Repeat, exactly and in full, the lines of the listing below, but without any pictures.
::: Given data :::
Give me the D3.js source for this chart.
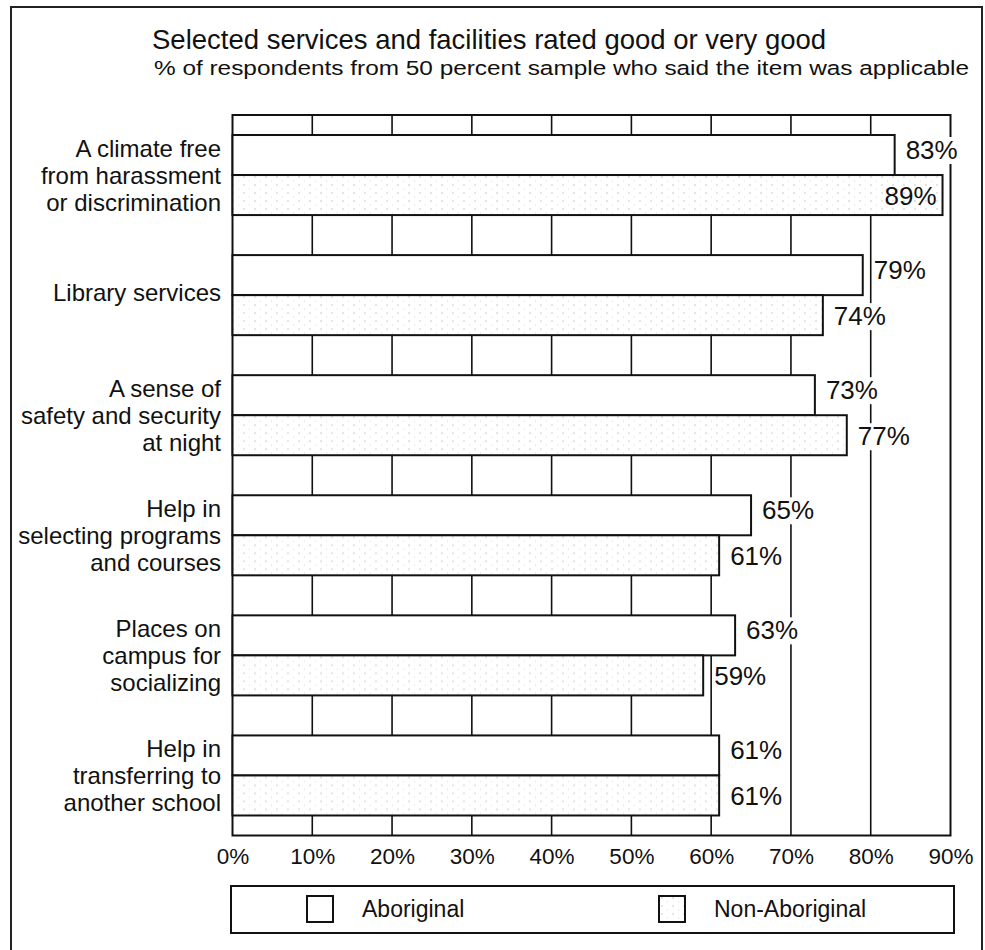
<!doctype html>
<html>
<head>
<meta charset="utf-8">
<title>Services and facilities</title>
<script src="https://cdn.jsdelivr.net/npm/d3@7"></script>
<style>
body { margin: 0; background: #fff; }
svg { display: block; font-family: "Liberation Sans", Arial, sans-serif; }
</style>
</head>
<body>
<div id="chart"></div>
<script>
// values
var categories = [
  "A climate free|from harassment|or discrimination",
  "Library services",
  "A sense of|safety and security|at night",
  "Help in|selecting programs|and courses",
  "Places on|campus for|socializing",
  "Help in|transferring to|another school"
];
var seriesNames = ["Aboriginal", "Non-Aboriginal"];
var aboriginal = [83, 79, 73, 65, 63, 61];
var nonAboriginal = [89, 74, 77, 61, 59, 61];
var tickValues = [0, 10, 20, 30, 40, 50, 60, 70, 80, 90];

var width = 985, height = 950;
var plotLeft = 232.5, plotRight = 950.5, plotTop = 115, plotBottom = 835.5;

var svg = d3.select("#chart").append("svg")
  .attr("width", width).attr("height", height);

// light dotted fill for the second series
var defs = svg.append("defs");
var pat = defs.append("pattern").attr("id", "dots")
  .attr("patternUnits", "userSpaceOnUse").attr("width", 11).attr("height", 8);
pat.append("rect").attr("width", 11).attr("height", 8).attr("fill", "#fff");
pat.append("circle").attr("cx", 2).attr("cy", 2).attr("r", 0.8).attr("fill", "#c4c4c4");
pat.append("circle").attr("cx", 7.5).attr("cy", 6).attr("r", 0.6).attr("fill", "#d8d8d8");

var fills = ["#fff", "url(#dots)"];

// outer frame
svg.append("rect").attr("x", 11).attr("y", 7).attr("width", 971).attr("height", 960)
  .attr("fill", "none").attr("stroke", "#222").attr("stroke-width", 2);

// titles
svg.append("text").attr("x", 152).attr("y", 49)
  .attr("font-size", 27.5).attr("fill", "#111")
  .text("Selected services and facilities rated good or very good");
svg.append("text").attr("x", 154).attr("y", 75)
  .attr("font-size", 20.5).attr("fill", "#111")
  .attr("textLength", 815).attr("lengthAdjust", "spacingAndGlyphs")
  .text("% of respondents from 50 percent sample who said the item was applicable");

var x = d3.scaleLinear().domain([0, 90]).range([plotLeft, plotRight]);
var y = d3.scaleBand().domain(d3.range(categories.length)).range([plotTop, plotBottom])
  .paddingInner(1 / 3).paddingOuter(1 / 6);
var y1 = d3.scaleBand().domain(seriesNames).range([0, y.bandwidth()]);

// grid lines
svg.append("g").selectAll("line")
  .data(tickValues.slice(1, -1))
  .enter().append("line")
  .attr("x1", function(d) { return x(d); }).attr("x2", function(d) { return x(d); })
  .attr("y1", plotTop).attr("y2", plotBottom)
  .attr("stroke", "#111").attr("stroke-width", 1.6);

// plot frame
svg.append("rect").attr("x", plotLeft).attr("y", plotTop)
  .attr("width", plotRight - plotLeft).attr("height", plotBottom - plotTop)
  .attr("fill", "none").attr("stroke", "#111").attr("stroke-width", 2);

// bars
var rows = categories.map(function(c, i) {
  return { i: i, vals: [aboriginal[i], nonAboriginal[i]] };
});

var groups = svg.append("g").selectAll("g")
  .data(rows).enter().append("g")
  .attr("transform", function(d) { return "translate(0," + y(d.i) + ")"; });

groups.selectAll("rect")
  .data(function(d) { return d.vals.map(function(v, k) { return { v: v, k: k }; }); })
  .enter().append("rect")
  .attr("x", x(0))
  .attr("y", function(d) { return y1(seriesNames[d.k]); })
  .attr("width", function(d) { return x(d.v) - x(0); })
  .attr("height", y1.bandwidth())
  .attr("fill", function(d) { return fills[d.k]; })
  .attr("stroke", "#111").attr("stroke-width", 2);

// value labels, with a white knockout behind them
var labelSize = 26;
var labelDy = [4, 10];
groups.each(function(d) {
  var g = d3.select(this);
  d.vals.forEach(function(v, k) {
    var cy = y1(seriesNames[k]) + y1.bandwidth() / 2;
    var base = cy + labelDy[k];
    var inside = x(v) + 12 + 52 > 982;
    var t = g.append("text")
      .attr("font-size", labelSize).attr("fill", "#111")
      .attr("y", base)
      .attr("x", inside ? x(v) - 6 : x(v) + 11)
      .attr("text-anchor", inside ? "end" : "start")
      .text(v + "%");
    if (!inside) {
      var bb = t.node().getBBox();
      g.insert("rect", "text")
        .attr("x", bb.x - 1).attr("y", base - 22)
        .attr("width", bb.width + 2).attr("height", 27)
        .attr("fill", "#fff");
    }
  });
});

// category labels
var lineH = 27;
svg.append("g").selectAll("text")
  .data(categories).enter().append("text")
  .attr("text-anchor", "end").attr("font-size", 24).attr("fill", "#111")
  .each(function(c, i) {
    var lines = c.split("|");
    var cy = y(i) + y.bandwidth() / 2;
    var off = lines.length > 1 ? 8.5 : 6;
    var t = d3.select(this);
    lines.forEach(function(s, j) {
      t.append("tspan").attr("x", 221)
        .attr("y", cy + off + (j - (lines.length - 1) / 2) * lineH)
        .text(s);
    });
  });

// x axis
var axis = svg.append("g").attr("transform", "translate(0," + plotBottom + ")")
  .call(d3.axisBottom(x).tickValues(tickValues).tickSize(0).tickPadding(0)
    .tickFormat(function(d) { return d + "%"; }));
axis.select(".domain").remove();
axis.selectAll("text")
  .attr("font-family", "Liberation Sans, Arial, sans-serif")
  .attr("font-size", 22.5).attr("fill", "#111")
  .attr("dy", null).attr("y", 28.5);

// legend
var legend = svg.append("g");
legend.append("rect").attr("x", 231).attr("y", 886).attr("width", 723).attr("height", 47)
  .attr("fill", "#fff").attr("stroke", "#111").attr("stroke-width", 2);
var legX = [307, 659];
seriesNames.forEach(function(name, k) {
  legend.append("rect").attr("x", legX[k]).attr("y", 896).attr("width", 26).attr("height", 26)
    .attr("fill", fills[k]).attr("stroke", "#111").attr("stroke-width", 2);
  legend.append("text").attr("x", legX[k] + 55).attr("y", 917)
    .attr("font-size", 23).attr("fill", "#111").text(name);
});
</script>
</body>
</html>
:::
— Task solution —
Give me the D3.js source for this chart.
<!doctype html>
<html>
<head>
<meta charset="utf-8">
<title>Services and facilities</title>
<script src="https://cdn.jsdelivr.net/npm/d3@7"></script>
<style>
body { margin: 0; background: #fff; }
svg { display: block; font-family: "Liberation Sans", Arial, sans-serif; }
</style>
</head>
<body>
<div id="chart"></div>
<script>
// values
var categories = [
  "A climate free|from harassment|or discrimination",
  "Library services",
  "A sense of|safety and security|at night",
  "Help in|selecting programs|and courses",
  "Places on|campus for|socializing",
  "Help in|transferring to|another school"
];
var seriesNames = ["Aboriginal", "Non-Aboriginal"];
var aboriginal = [83, 79, 73, 65, 63, 61];
var nonAboriginal = [89, 74, 77, 61, 59, 61];
var tickValues = [0, 10, 20, 30, 40, 50, 60, 70, 80, 90];

var width = 985, height = 950;
var plotLeft = 232.5, plotRight = 950.5, plotTop = 115, plotBottom = 835.5;

var svg = d3.select("#chart").append("svg")
  .attr("width", width).attr("height", height);

// light dotted fill for the second series
var defs = svg.append("defs");
var pat = defs.append("pattern").attr("id", "dots")
  .attr("patternUnits", "userSpaceOnUse").attr("width", 11).attr("height", 8);
pat.append("rect").attr("width", 11).attr("height", 8).attr("fill", "#fff");
pat.append("circle").attr("cx", 2).attr("cy", 2).attr("r", 0.8).attr("fill", "#c4c4c4");
pat.append("circle").attr("cx", 7.5).attr("cy", 6).attr("r", 0.6).attr("fill", "#d8d8d8");

var fills = ["#fff", "url(#dots)"];

// outer frame
svg.append("rect").attr("x", 11).attr("y", 7).attr("width", 971).attr("height", 960)
  .attr("fill", "none").attr("stroke", "#222").attr("stroke-width", 2);

// titles
svg.append("text").attr("x", 152).attr("y", 49)
  .attr("font-size", 27.5).attr("fill", "#111")
  .text("Selected services and facilities rated good or very good");
svg.append("text").attr("x", 154).attr("y", 75)
  .attr("font-size", 20.5).attr("fill", "#111")
  .attr("textLength", 815).attr("lengthAdjust", "spacingAndGlyphs")
  .text("% of respondents from 50 percent sample who said the item was applicable");

var x = d3.scaleLinear().domain([0, 90]).range([plotLeft, plotRight]);
var y = d3.scaleBand().domain(d3.range(categories.length)).range([plotTop, plotBottom])
  .paddingInner(1 / 3).paddingOuter(1 / 6);
var y1 = d3.scaleBand().domain(seriesNames).range([0, y.bandwidth()]);

// grid lines
svg.append("g").selectAll("line")
  .data(tickValues.slice(1, -1))
  .enter().append("line")
  .attr("x1", function(d) { return x(d); }).attr("x2", function(d) { return x(d); })
  .attr("y1", plotTop).attr("y2", plotBottom)
  .attr("stroke", "#111").attr("stroke-width", 1.6);

// plot frame
svg.append("rect").attr("x", plotLeft).attr("y", plotTop)
  .attr("width", plotRight - plotLeft).attr("height", plotBottom - plotTop)
  .attr("fill", "none").attr("stroke", "#111").attr("stroke-width", 2);

// bars
var rows = categories.map(function(c, i) {
  return { i: i, vals: [aboriginal[i], nonAboriginal[i]] };
});

var groups = svg.append("g").selectAll("g")
  .data(rows).enter().append("g")
  .attr("transform", function(d) { return "translate(0," + y(d.i) + ")"; });

groups.selectAll("rect")
  .data(function(d) { return d.vals.map(function(v, k) { return { v: v, k: k }; }); })
  .enter().append("rect")
  .attr("x", x(0))
  .attr("y", function(d) { return y1(seriesNames[d.k]); })
  .attr("width", function(d) { return x(d.v) - x(0); })
  .attr("height", y1.bandwidth())
  .attr("fill", function(d) { return fills[d.k]; })
  .attr("stroke", "#111").attr("stroke-width", 2);

// value labels, with a white knockout behind them
var labelSize = 26;
var labelDy = [4, 10];
groups.each(function(d) {
  var g = d3.select(this);
  d.vals.forEach(function(v, k) {
    var cy = y1(seriesNames[k]) + y1.bandwidth() / 2;
    var base = cy + labelDy[k];
    var inside = x(v) + 12 + 52 > 982;
    var t = g.append("text")
      .attr("font-size", labelSize).attr("fill", "#111")
      .attr("y", base)
      .attr("x", inside ? x(v) - 6 : x(v) + 11)
      .attr("text-anchor", inside ? "end" : "start")
      .text(v + "%");
    if (!inside) {
      var bb = t.node().getBBox();
      g.insert("rect", "text")
        .attr("x", bb.x - 1).attr("y", base - 22)
        .attr("width", bb.width + 2).attr("height", 27)
        .attr("fill", "#fff");
    }
  });
});

// category labels
var lineH = 27;
svg.append("g").selectAll("text")
  .data(categories).enter().append("text")
  .attr("text-anchor", "end").attr("font-size", 24).attr("fill", "#111")
  .each(function(c, i) {
    var lines = c.split("|");
    var cy = y(i) + y.bandwidth() / 2;
    var off = lines.length > 1 ? 8.5 : 6;
    var t = d3.select(this);
    lines.forEach(function(s, j) {
      t.append("tspan").attr("x", 221)
        .attr("y", cy + off + (j - (lines.length - 1) / 2) * lineH)
        .text(s);
    });
  });

// x axis
var axis = svg.append("g").attr("transform", "translate(0," + plotBottom + ")")
  .call(d3.axisBottom(x).tickValues(tickValues).tickSize(0).tickPadding(0)
    .tickFormat(function(d) { return d + "%"; }));
axis.select(".domain").remove();
axis.selectAll("text")
  .attr("font-family", "Liberation Sans, Arial, sans-serif")
  .attr("font-size", 22.5).attr("fill", "#111")
  .attr("dy", null).attr("y", 28.5);

// legend
var legend = svg.append("g");
legend.append("rect").attr("x", 231).attr("y", 886).attr("width", 723).attr("height", 47)
  .attr("fill", "#fff").attr("stroke", "#111").attr("stroke-width", 2);
var legX = [307, 659];
seriesNames.forEach(function(name, k) {
  legend.append("rect").attr("x", legX[k]).attr("y", 896).attr("width", 26).attr("height", 26)
    .attr("fill", fills[k]).attr("stroke", "#111").attr("stroke-width", 2);
  legend.append("text").attr("x", legX[k] + 55).attr("y", 917)
    .attr("font-size", 23).attr("fill", "#111").text(name);
});
</script>
</body>
</html>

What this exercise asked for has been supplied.